"""

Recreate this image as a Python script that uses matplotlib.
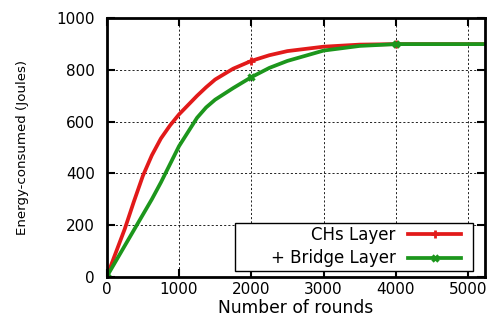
import matplotlib.pyplot as plt
from matplotlib.patches import Rectangle

# rounds sampled along the curves
rounds = [0, 250, 375, 500, 625, 750, 875, 1000, 1250, 1375, 1500, 1750, 2000,
          2250, 2500, 3000, 3500, 4000, 4500, 5000, 5230]
chs_layer = [0, 185, 290, 390, 470, 535, 585, 628, 700, 733, 763, 805, 835,
             857, 873, 890, 898, 900, 900, 900, 900]
bridge_layer = [0, 120, 180, 240, 300, 365, 435, 505, 615, 655, 685, 730, 772,
                808, 835, 875, 893, 900, 900, 900, 900]
marker_idx = [0, 12, 17]

plt.rcParams['font.family'] = ['DejaVu Sans']

fig = plt.figure(figsize=(4.93, 3.26), dpi=100)
ax = fig.add_axes([0.2164, 0.151, 0.767, 0.793])

ax.plot(rounds, chs_layer, color='#e21a1a', lw=2.7, marker='+', ms=6, mew=2,
        markevery=marker_idx, label='CHs Layer', zorder=3)
ax.plot(rounds, bridge_layer, color='#1c961c', lw=2.7, marker='x', ms=5, mew=2.4,
        markevery=marker_idx, label='+ Bridge Layer', zorder=3)

ax.set_xlim(0, 5230)
ax.set_ylim(0, 1000)
ax.set_xticks([0, 1000, 2000, 3000, 4000, 5000])
ax.set_yticks([0, 200, 400, 600, 800, 1000])
ax.grid(True, color='black', linestyle=(0, (2.5, 2.5)), lw=0.6)
ax.tick_params(direction='in', top=True, right=True, length=6, width=1.5,
               labelsize=11)
ax.tick_params(axis='x', pad=4)
ax.tick_params(axis='y', pad=8.5)
for s in ax.spines.values():
    s.set_linewidth(2)
    s.set_zorder(4)

ax.set_xlabel('Number of rounds', fontsize=12.3, labelpad=1)
ax.set_ylabel('Energy-consumed (Joules)', fontsize=9.6, labelpad=20)

# legend frame as drawn in the original (wider than its entries)
ax.add_patch(Rectangle((0.339, 0.022), 0.629, 0.187, transform=ax.transAxes,
                       facecolor='white', edgecolor='black', lw=1.0, zorder=5))
leg = ax.legend(loc='lower right', bbox_to_anchor=(0.938, 0.036),
                markerfirst=False, fontsize=12, frameon=False,
                borderaxespad=0, borderpad=0, handlelength=3.2,
                handletextpad=0.75, labelspacing=0.34)
leg.set_zorder(6)

fig.savefig('out.png', dpi=100)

"""

#### What is expected:
Without the pictures, transcribe the listing above exactly.

#### Correct output:
Recreate this image as a Python script that uses matplotlib.
import matplotlib.pyplot as plt
from matplotlib.patches import Rectangle

# rounds sampled along the curves
rounds = [0, 250, 375, 500, 625, 750, 875, 1000, 1250, 1375, 1500, 1750, 2000,
          2250, 2500, 3000, 3500, 4000, 4500, 5000, 5230]
chs_layer = [0, 185, 290, 390, 470, 535, 585, 628, 700, 733, 763, 805, 835,
             857, 873, 890, 898, 900, 900, 900, 900]
bridge_layer = [0, 120, 180, 240, 300, 365, 435, 505, 615, 655, 685, 730, 772,
                808, 835, 875, 893, 900, 900, 900, 900]
marker_idx = [0, 12, 17]

plt.rcParams['font.family'] = ['DejaVu Sans']

fig = plt.figure(figsize=(4.93, 3.26), dpi=100)
ax = fig.add_axes([0.2164, 0.151, 0.767, 0.793])

ax.plot(rounds, chs_layer, color='#e21a1a', lw=2.7, marker='+', ms=6, mew=2,
        markevery=marker_idx, label='CHs Layer', zorder=3)
ax.plot(rounds, bridge_layer, color='#1c961c', lw=2.7, marker='x', ms=5, mew=2.4,
        markevery=marker_idx, label='+ Bridge Layer', zorder=3)

ax.set_xlim(0, 5230)
ax.set_ylim(0, 1000)
ax.set_xticks([0, 1000, 2000, 3000, 4000, 5000])
ax.set_yticks([0, 200, 400, 600, 800, 1000])
ax.grid(True, color='black', linestyle=(0, (2.5, 2.5)), lw=0.6)
ax.tick_params(direction='in', top=True, right=True, length=6, width=1.5,
               labelsize=11)
ax.tick_params(axis='x', pad=4)
ax.tick_params(axis='y', pad=8.5)
for s in ax.spines.values():
    s.set_linewidth(2)
    s.set_zorder(4)

ax.set_xlabel('Number of rounds', fontsize=12.3, labelpad=1)
ax.set_ylabel('Energy-consumed (Joules)', fontsize=9.6, labelpad=20)

# legend frame as drawn in the original (wider than its entries)
ax.add_patch(Rectangle((0.339, 0.022), 0.629, 0.187, transform=ax.transAxes,
                       facecolor='white', edgecolor='black', lw=1.0, zorder=5))
leg = ax.legend(loc='lower right', bbox_to_anchor=(0.938, 0.036),
                markerfirst=False, fontsize=12, frameon=False,
                borderaxespad=0, borderpad=0, handlelength=3.2,
                handletextpad=0.75, labelspacing=0.34)
leg.set_zorder(6)

fig.savefig('out.png', dpi=100)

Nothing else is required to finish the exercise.